By Jenny McCartney writing in The Telegraph 31 Jan 2009
I can remember as a teenager when I picked up Rabbit, Run, the first novel in Updike's series about the life of Harry "Rabbit" Angstrom, a restless small-town car dealer unsatisfactorily married to his high-school sweetheart.
Yet Updike described Angstrom's inner life with such beautiful transparency that it became impossible not to identify with the character: his weaknesses, flashes of insight, guilt and the lustful tenderness he invariably felt for the women he let down.
In future novels, the great shifts in American culture and politics were all glimpsed through the narrow window of Angstrom – the chaotic household he set up with a hippy girl and a black drifter; his confused defences of the Vietnam War; his uneasy settling into prosperity and the slow surrender to old age.

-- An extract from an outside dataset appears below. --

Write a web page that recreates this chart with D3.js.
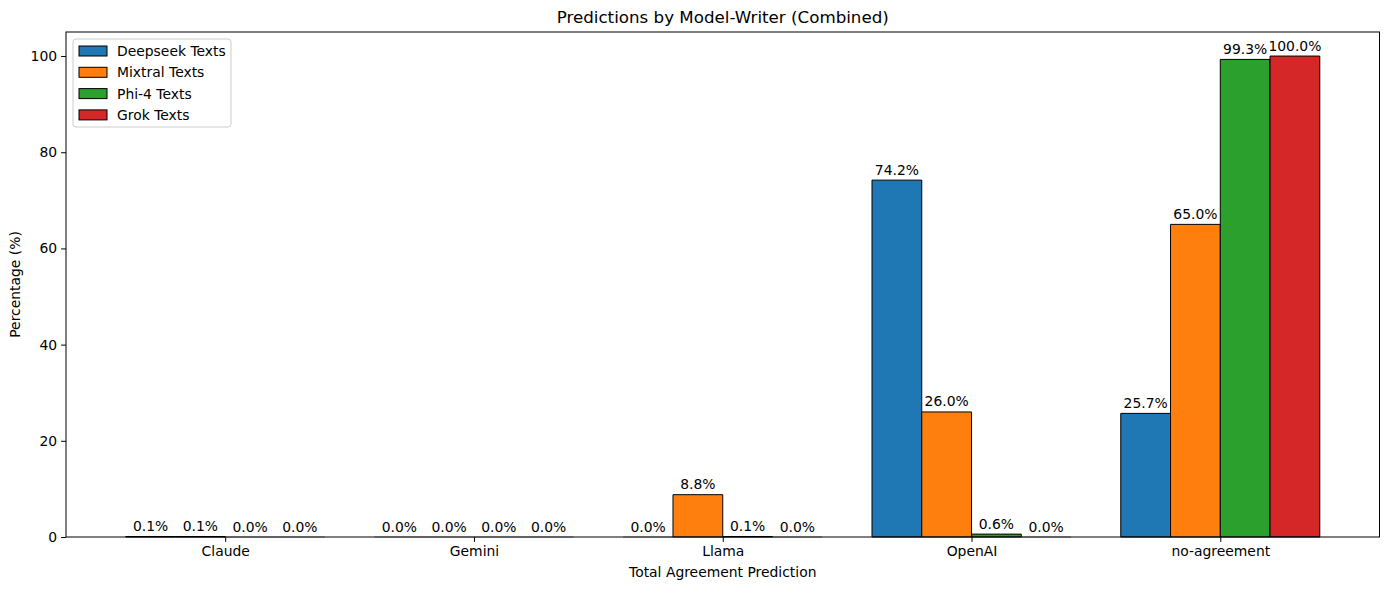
<!DOCTYPE html>
<html>
<head>
<meta charset="utf-8">
<script src="https://cdn.jsdelivr.net/npm/d3@7"></script>
<style>
  body { margin: 0; background: #fff; }
  svg { font-family: "DejaVu Sans", sans-serif; }
</style>
</head>
<body>
<div id="chart"></div>
<script>
var categories = ["Claude", "Gemini", "Llama", "OpenAI", "no-agreement"];
var seriesNames = ["Deepseek Texts", "Mixtral Texts", "Phi-4 Texts", "Grok Texts"];
var seriesColors = ["#1f77b4", "#ff7f0e", "#2ca02c", "#d62728"];
var deepseekValues = [0.1, 0.0, 0.0, 74.2, 25.7];
var mixtralValues = [0.1, 0.0, 8.8, 26.0, 65.0];
var phi4Values = [0.0, 0.0, 0.1, 0.6, 99.3];
var grokValues = [0.0, 0.0, 0.0, 0.0, 100.0];
var yTicks = [0, 20, 40, 60, 80, 100];

var width = 1389, height = 590;
var margin = {left: 66, right: 9.5, top: 32, bottom: 53};
var barW = 0.2;
var fs = "13.9px";

var svg = d3.select("#chart")
    .append("svg")
    .attr("width", width)
    .attr("height", height);

var allSeries = [deepseekValues, mixtralValues, phi4Values, grokValues];

// flatten into bar records
var bars = [];
allSeries.forEach(function (vals, j) {
    vals.forEach(function (v, i) {
        bars.push({cat: i, series: j, value: v, pos: i + (j - 1.5) * barW});
    });
});

var x = d3.scaleLinear()
    .domain([-0.64, 4.64])
    .range([margin.left, width - margin.right]);

var y = d3.scaleLinear()
    .domain([0, 105])
    .range([height - margin.bottom, margin.top]);

// bars as paths so zero-height ones still show their edge
svg.selectAll(".bar")
    .data(bars)
    .enter().append("path")
    .attr("class", "bar")
    .attr("d", function (d) {
        var x0 = x(d.pos - barW / 2), x1 = x(d.pos + barW / 2);
        var y0 = y(0), y1 = y(d.value);
        return "M" + x0 + "," + y0 + "L" + x0 + "," + y1 + "L" + x1 + "," + y1 + "L" + x1 + "," + y0 + "Z";
    })
    .attr("fill", function (d) { return seriesColors[d.series]; })
    .attr("stroke", "#000")
    .attr("stroke-opacity", function (d) { return d.value === 0 ? 0.25 : 1; })
    .attr("stroke-width", 1);

// value labels
svg.selectAll(".lbl")
    .data(bars)
    .enter().append("text")
    .attr("class", "lbl")
    .attr("x", function (d) { return x(d.pos); })
    .attr("y", function (d) { return y(d.value) - 5.5; })
    .attr("text-anchor", "middle")
    .attr("font-size", fs)
    .text(function (d) { return d.value.toFixed(1) + "%"; });

// axes
var xAxis = d3.axisBottom(x)
    .tickValues(d3.range(categories.length))
    .tickFormat(function (i) { return categories[i]; })
    .tickSize(4.9)
    .tickPadding(4);

var yAxis = d3.axisLeft(y)
    .tickValues(yTicks)
    .tickSize(4.9)
    .tickPadding(4);

var gx = svg.append("g")
    .attr("transform", "translate(0," + (height - margin.bottom) + ")")
    .call(xAxis);
var gy = svg.append("g")
    .attr("transform", "translate(" + margin.left + ",0)")
    .call(yAxis);

[gx, gy].forEach(function (g) {
    g.select(".domain").remove();
    g.selectAll("text").attr("font-size", fs).attr("fill", "#000").attr("font-family", "DejaVu Sans, sans-serif");
    g.selectAll("line").attr("stroke", "#000");
});

// frame
svg.append("rect")
    .attr("x", margin.left)
    .attr("y", margin.top)
    .attr("width", width - margin.left - margin.right)
    .attr("height", height - margin.top - margin.bottom)
    .attr("fill", "none")
    .attr("stroke", "#000")
    .attr("stroke-width", 1);

// titles
svg.append("text")
    .attr("x", (margin.left + width - margin.right) / 2)
    .attr("y", 23)
    .attr("text-anchor", "middle")
    .attr("font-size", "16.7px")
    .text("Predictions by Model-Writer (Combined)");

svg.append("text")
    .attr("x", (margin.left + width - margin.right) / 2)
    .attr("y", 577)
    .attr("text-anchor", "middle")
    .attr("font-size", fs)
    .text("Total Agreement Prediction");

svg.append("text")
    .attr("transform", "translate(20," + ((margin.top + height - margin.bottom) / 2) + ") rotate(-90)")
    .attr("text-anchor", "middle")
    .attr("font-size", fs)
    .text("Percentage (%)");

// legend
var legend = svg.append("g").attr("transform", "translate(73,39)");
legend.append("rect")
    .attr("width", 158)
    .attr("height", 88)
    .attr("rx", 3)
    .attr("fill", "#fff")
    .attr("fill-opacity", 0.8)
    .attr("stroke", "#ccc");

var items = legend.selectAll(".item")
    .data(seriesNames)
    .enter().append("g")
    .attr("transform", function (d, i) { return "translate(6," + (7 + i * 21.3) + ")"; });

items.append("rect")
    .attr("width", 28)
    .attr("height", 10)
    .attr("fill", function (d, i) { return seriesColors[i]; })
    .attr("stroke", "#000");

items.append("text")
    .attr("x", 38)
    .attr("y", 10)
    .attr("font-size", fs)
    .text(function (d) { return d; });
</script>
</body>
</html>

Much has been made of the fact that The Literary Review last year awarded him a lifetime achievement award for bad writing about sex. Although the award was intended as a genial jeu d'esprit, the impression thereby created is unfair. In fact, few authors have written as lucidly or well about sex, although he wrote about it so much that the production of the occasional target for mockery was inevitable.
The nickname of Updike's most celebrated protagonist may have been "Rabbit," but Updike himself more resembled a hare: long-boned, elegant, playful and faintly elusive. Now that the author himself has slipped out of sight, his writing will keep reminding us that the most compelling literary drama is still discovered by digging deep into ordinary life.